Connecting decarbonisation and social justice in cities

Given cities’ significant carbon footprint and the urgency to accelerate decarbonisation, IIED is working with partners to dispel the myth that low-income urban communities have no role to play in generation-defining decisions around investments to achieve net zero in cities and tackle the triple challenge of climate change, poverty and loss of nature.

Project
Began April 2022
Contact: 
Anna Walnycki
,

Principal researcher, Human Settlements research group

Aerial view of a flooded city with destroyed housing and infrastructure

Aftermath of the hurricane Tomas in Port-au-Prince, Haiti (Photo: Dvids, via FlickrCC BY 2.0)

The increasingly severe effects of climate breakdown – more frequent intense storms, heat, and flooding – disproportionately hurt the urban poor across the global North and South.

Consequently, much of the debate on climate justice in cities continues to focus on adaptation, with calls for wealthy countries and multilateral donors to increase and decentralise investments and aid for climate adaptation projects. But there has been less focus on aligning these efforts to tackle urban poverty and inequality with climate mitigation efforts at city level.

Decarbonisation requires massive investments in infrastructure and energy transitions. To be effective, this must benefit all urban residents, and represents an important opportunity to improve living and economic conditions of low-income residents.

One in seven people live in informal settlements globally: most without decent housing, sanitation, water or other basic services. Informal settlements have relatively low carbon footprints, and any infrastructural investments that include a focus on decarbonisation will enable these communities to bypass the carbon-intensive trajectories under way in other parts of the city.

Without planning and upgrading processes that involve local governments and low-income urban communities, mitigation investments in the built environment will exacerbate socioeconomic and environmental injustices in cities across the global South.

What is IIED doing?

IIED is working with new and long-standing partners to demonstrate how mitigation finance can be used to implement climate action and respond to local priorities, specifically improving equitable access to resilient basic services and housing for all.

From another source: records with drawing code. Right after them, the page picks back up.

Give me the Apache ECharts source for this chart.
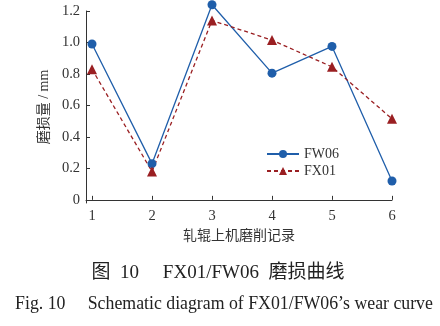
<!DOCTYPE html>
<html><head><meta charset="utf-8">
<script src="https://cdn.jsdelivr.net/npm/echarts@6/dist/echarts.min.js"></script>
<style>html,body{margin:0;padding:0;background:#fff}#c{width:440px;height:326px}</style>
</head><body><div id="c"></div>
<script>
const records = [1, 2, 3, 4, 5, 6];
const fw06 = [0.99, 0.23, 1.24, 0.805, 0.975, 0.12];
const fx01 = [0.83, 0.18, 1.14, 1.015, 0.845, 0.515];
const yTicks = [0, 0.2, 0.4, 0.6, 0.8, 1.0, 1.2];
const xTicks = [1, 2, 3, 4, 5, 6];

const serif = '"Liberation Serif", "Times New Roman", "Noto Sans CJK SC", serif';
const cjk = '"Liberation Serif", "Noto Sans CJK SC", serif';
const chart = echarts.init(document.getElementById('c'), null, {renderer: 'canvas'});
chart.setOption({
  animation: false,
  backgroundColor: '#fff',
  grid: {left: 86, right: 48, top: 11, bottom: 123, containLabel: false},
  title: [
    {text: '图  10     FX01/FW06  磨损曲线', left: 213, textAlign: 'center', top: 259,
     textStyle: {fontFamily: cjk, fontSize: 19, fontWeight: 'normal', color: '#222'}},
    {text: 'Fig. 10     Schematic diagram of FX01/FW06\u2019s wear curve', left: 219, textAlign: 'center', top: 290,
     textStyle: {fontFamily: serif, fontSize: 17.8, fontWeight: 'normal', color: '#222'}}
  ],
  legend: {
    left: 261, top: 142, orient: 'vertical', itemWidth: 32, itemHeight: 10, itemGap: 3,
    textStyle: {fontFamily: serif, fontSize: 14, color: '#333'},
    data: ['FW06', 'FX01']
  },
  xAxis: {
    type: 'value', min: 0.9, max: 6,
    name: '轧辊上机磨削记录', nameLocation: 'middle', nameGap: 26,
    nameTextStyle: {fontFamily: cjk, fontSize: 14, color: '#333'},
    axisLine: {lineStyle: {color: '#333', width: 1}},
    axisTick: {inside: true, length: 4, customValues: xTicks, lineStyle: {color: '#333'}},
    axisLabel: {customValues: xTicks, fontFamily: serif, fontSize: 14.5, color: '#333', margin: 6},
    splitLine: {show: false}
  },
  yAxis: {
    type: 'value', min: -0.02, max: 1.2,
    name: '磨损量 / mm', nameLocation: 'middle', nameGap: 32,
    nameTextStyle: {fontFamily: cjk, fontSize: 14, color: '#333'},
    axisLine: {show: true, lineStyle: {color: '#333', width: 1}},
    axisTick: {show: true, inside: true, length: 4, customValues: yTicks, lineStyle: {color: '#333'}},
    axisLabel: {customValues: yTicks, fontFamily: serif, fontSize: 14.5, color: '#333', margin: 6,
      formatter: v => (Math.abs(v) < 1e-9 ? '0' : v.toFixed(1))},
    splitLine: {show: false}
  },
  series: [
    {name: 'FW06', type: 'line', data: records.map((r, i) => [r, fw06[i]]), clip: false,
     symbol: 'circle', symbolSize: 9, color: '#1f5eaa',
     lineStyle: {width: 1.3, color: '#1f5eaa'}, itemStyle: {color: '#1f5eaa'}},
    {name: 'FX01', type: 'line', data: records.map((r, i) => [r, fx01[i]]), clip: false,
     symbol: 'triangle', symbolSize: 10, color: '#9a1f22',
     lineStyle: {width: 1.3, type: [4, 3], color: '#9a1f22'}, itemStyle: {color: '#9a1f22'}}
  ]
});
</script></body></html>
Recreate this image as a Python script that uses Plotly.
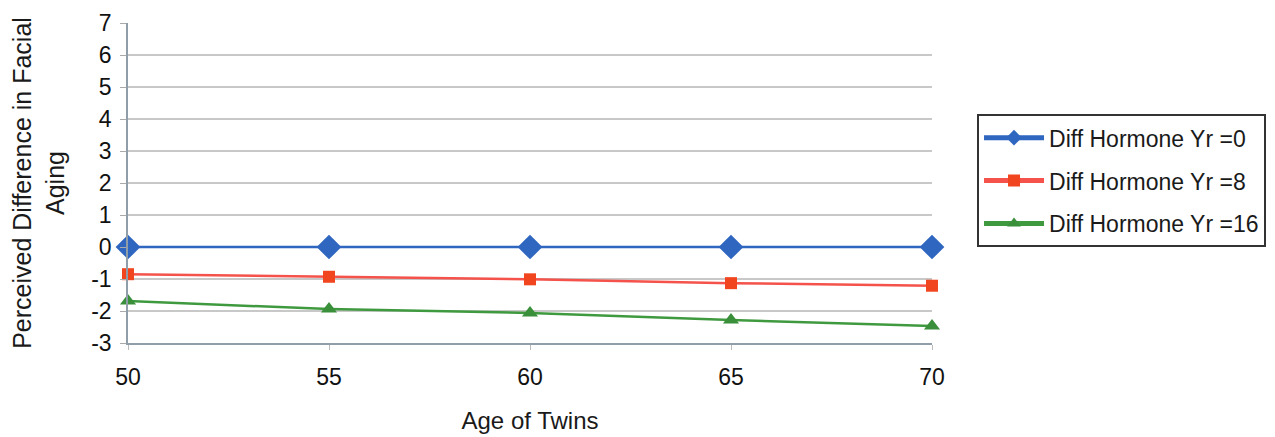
import plotly.graph_objects as go

ages = [50, 55, 60, 65, 70]
yr0 = [0, 0, 0, 0, 0]
yr8 = [-0.85, -0.93, -1.01, -1.13, -1.21]
yr16 = [-1.69, -1.94, -2.06, -2.28, -2.47]
names = ["Diff Hormone Yr =0", "Diff Hormone Yr =8", "Diff Hormone Yr =16"]
y_ticks = [-3, -2, -1, 0, 1, 2, 3, 4, 5, 6, 7]
y_tick_text = ["-3", "-2", "-1", "0", "1", "2", "3", "4", "5", "6", "7"]

FAM = "Liberation Sans, Arial, sans-serif"

fig = go.Figure()
fig.add_trace(go.Scatter(x=ages, y=yr0, name=names[0], mode="lines+markers", legendgroup="a",
                         line=dict(color="#2f66c0", width=2.5),
                         marker=dict(symbol="diamond", size=19, color="#2f66c0"),
                         cliponaxis=False))
fig.add_trace(go.Scatter(x=ages, y=yr8, name=names[1], mode="lines+markers", legendgroup="b",
                         line=dict(color="#f4524a", width=2.5),
                         marker=dict(symbol="square", size=12, color="#f0451e"),
                         cliponaxis=False))
fig.add_trace(go.Scatter(x=ages, y=yr16, name=names[2], mode="lines+markers", legendgroup="c",
                         line=dict(color="#3f9a3f", width=2.5),
                         marker=dict(symbol="triangle-up", size=14, color="#3a8f3a"),
                         cliponaxis=False))

fig.update_layout(
    width=1275, height=437,
    margin=dict(l=120, r=351, t=15, b=102),
    paper_bgcolor="white", plot_bgcolor="white",
    font=dict(family=FAM, size=22, color="#1a1a1a"),
    showlegend=True,
    legend=dict(x=1.056, y=0.715, xanchor="left", yanchor="top",
                bordercolor="#333333", borderwidth=2, bgcolor="white",
                font=dict(family=FAM, size=23, color="#1a1a1a"),
                itemsizing="constant", itemwidth=60, tracegroupgap=10),
    xaxis=dict(range=[50, 70], tickvals=ages, showgrid=False, zeroline=False,
               showline=True, linecolor="#8f9ea8", linewidth=1.5, automargin=False,
               ticks="outside", ticklen=5, tickcolor="#bbbbbb",
               tickfont=dict(family=FAM, size=23, color="#111111"), ticklabelstandoff=8,
               title=dict(text="Age of Twins", standoff=23,
                          font=dict(family=FAM, size=24, color="#1a1a1a"))),
    yaxis=dict(range=[-3, 7], tickvals=y_ticks, ticktext=y_tick_text,
               showgrid=True, gridcolor="#c8c8c8", gridwidth=1.5, automargin=False,
               zeroline=False, showline=True, linecolor="#8f9ea8", linewidth=1.5,
               ticks="outside", ticklen=6, tickcolor="#aaaaaa",
               tickfont=dict(family=FAM, size=23, color="#111111"), ticklabelstandoff=4,
               title=dict(text="Perceived Difference in Facial<br>Aging", standoff=20,
                          font=dict(family=FAM, size=25, color="#1a1a1a"))),
)

fig.write_html("out.html")
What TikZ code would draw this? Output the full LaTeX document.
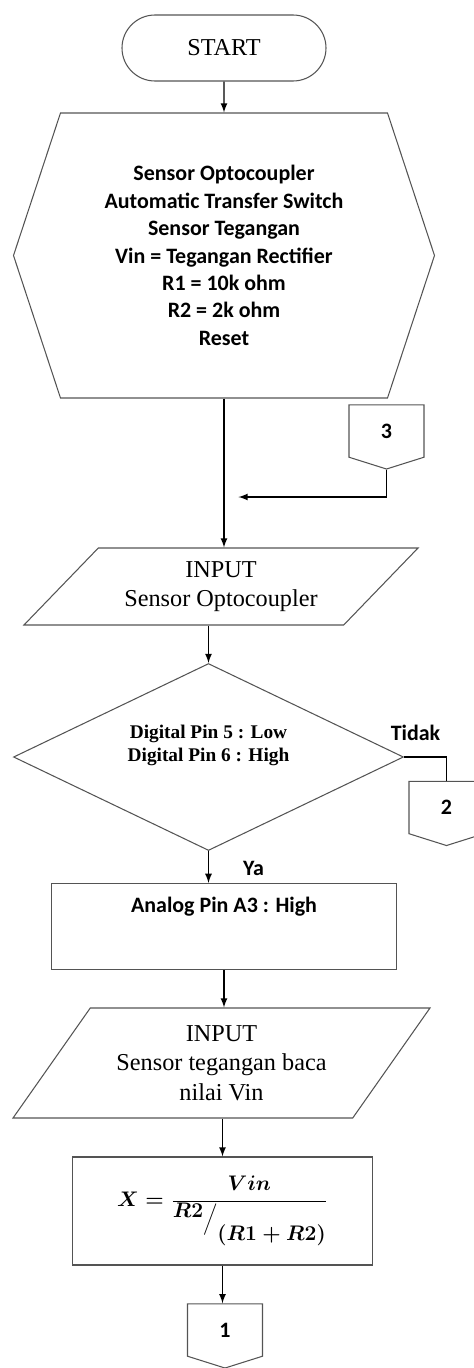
\documentclass[tikz,border=0pt]{standalone}
\usepackage{fontspec}
\setmainfont{Liberation Serif}
\newfontfamily\calibri{Carlito}
\usepackage{tikz}
\usetikzlibrary{shapes.geometric}
\usetikzlibrary{shapes.symbols}
\usetikzlibrary{arrows}
\definecolor{edgegray}{rgb}{0.33,0.33,0.33}
\tikzset{%
  terminal/.style={rectangle, rounded corners=0.66cm, draw=edgegray, minimum width=4.08cm, minimum height=1.32cm, font=\fontsize{13.8}{17}\selectfont},
  prepare/.style={signal, signal to=east and west, signal pointer angle=143.5, draw=edgegray, minimum width=8.42cm, minimum height=5.7cm, align=center, font=\calibri\bfseries\fontsize{12.5}{15.6}\selectfont},
  inputbox/.style={trapezium, trapezium stretches=true, draw=edgegray, align=center, font=\fontsize{13.8}{16.7}\selectfont},
  decision/.style={diamond, aspect=2.1, inner sep=1pt, draw=edgegray, minimum width=7.8cm, minimum height=3.74cm, align=center, font=\bfseries\fontsize{11}{13}\selectfont},
  process/.style={rectangle, draw=edgegray, align=center},
  offpage/.style={signal, signal to=south, signal pointer angle=145, draw=edgegray, minimum width=1.5cm, minimum height=1.12cm, font=\calibri\bfseries\fontsize{12.5}{15}\selectfont},
  answer/.style={font=\calibri\bfseries\fontsize{12.5}{15}\selectfont},
  flow/.style={-latex, line width=0.8pt}
}
\begin{document}
\begin{tikzpicture}[node distance=2.5cm, line width=0.6pt]
        \useasboundingbox (-4.48,0.96) rectangle (5.0,-26.4);
        \node [terminal]                                                        (start) {START};
        \node [prepare, below of=start, node distance=4.15cm]                   (init) {Sensor Optocoupler\\Automatic Transfer Switch\\Sensor Tegangan\\Vin = Tegangan Rectifier\\R1 = 10k ohm\\R2 = 2k ohm\\Reset};
        \node [offpage, below of=init, node distance=3.51cm, xshift=3.25cm]     (c3) {3};
        \coordinate [below of=c3, node distance=1.32cm, xshift=-2.96cm]         (j3);
        \node [inputbox, trapezium left angle=45, trapezium right angle=135, minimum width=7.9cm, minimum height=1.54cm,
               below of=init, node distance=6.62cm, xshift=-0.06cm]             (in1) {INPUT\\Sensor Optocoupler};
        \node [decision, below of=in1, node distance=3.41cm, xshift=-0.25cm]    (dec) {Digital Pin 5 : Low\\Digital Pin 6 : High\\[3pt]\mbox{}};
        \node [answer, above of=dec, node distance=0.48cm, xshift=4.14cm]       (tidak) {Tidak};
        \node [offpage, below of=dec, node distance=1.01cm, xshift=4.76cm]      (c2) {2};
        \node [answer, below of=dec, node distance=2.22cm, xshift=0.9cm]        (ya) {Ya};
        \node [process, minimum width=6.9cm, text height=0.46cm, text depth=1.03cm, font=\calibri\bfseries\fontsize{12.5}{15}\selectfont,
               below of=dec, node distance=3.39cm, xshift=0.31cm]               (proc) {Analog Pin A3 : High};
        \node [inputbox, trapezium left angle=53, trapezium right angle=127, minimum width=8.36cm, minimum height=2.2cm,
               below of=proc, node distance=2.73cm, xshift=-0.05cm]             (in2) {INPUT\\Sensor tegangan baca\\nilai Vin};
        \node [process, minimum width=6cm, minimum height=2.16cm, font=\boldmath\fontsize{13}{16}\selectfont,
               below of=in2, node distance=2.96cm, xshift=0.02cm]               (calc) {$X = \displaystyle\frac{Vin}{\raisebox{0.7ex}{$R2$}\Big/\raisebox{-1.5ex}{$(R1 + R2)$}}$};
        \node [offpage, below of=calc, node distance=2.38cm, xshift=0.05cm]     (c1) {1};

        \draw [flow] (start) -- (init);
        \draw [flow] (init.south) -- (init.south |- in1.north);
        \draw [flow] (c3.south) |- (j3);
        \draw [flow] (in1.south -| dec.north) -- (dec.north);
        \draw (dec.east) -| (c2.north);
        \draw [flow] (dec.south) -- (dec.south |- proc.north);
        \draw [flow] (proc.south) -- (proc.south |- in2.north);
        \draw [flow] (in2.south -| calc.north) -- (calc.north);
        \draw [flow] (calc.south) -- (calc.south |- c1.north);
    \end{tikzpicture}
\end{document}
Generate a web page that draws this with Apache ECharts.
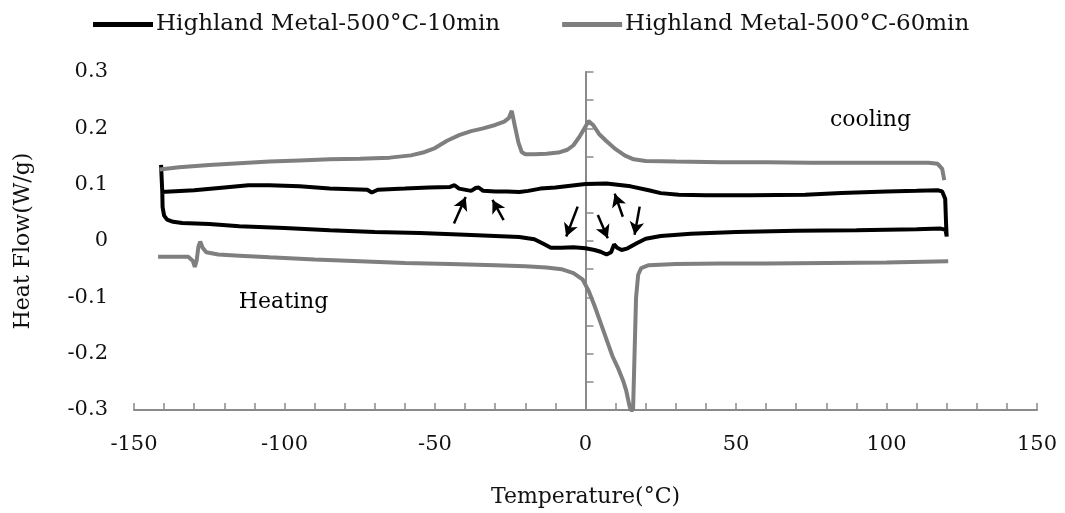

In early 2023, IIED will convene a series of regional and global dialogues with key actors in urban development, social justice and climate action working across scale in the global North and South to:

  • Co-create an action-orientated agenda that encourages the climate mitigation agenda to focus on building more just and equitable cities, and
  • Identify emerging solutions in policy and development interventions that drive inclusive, equitable, zero-carbon cities.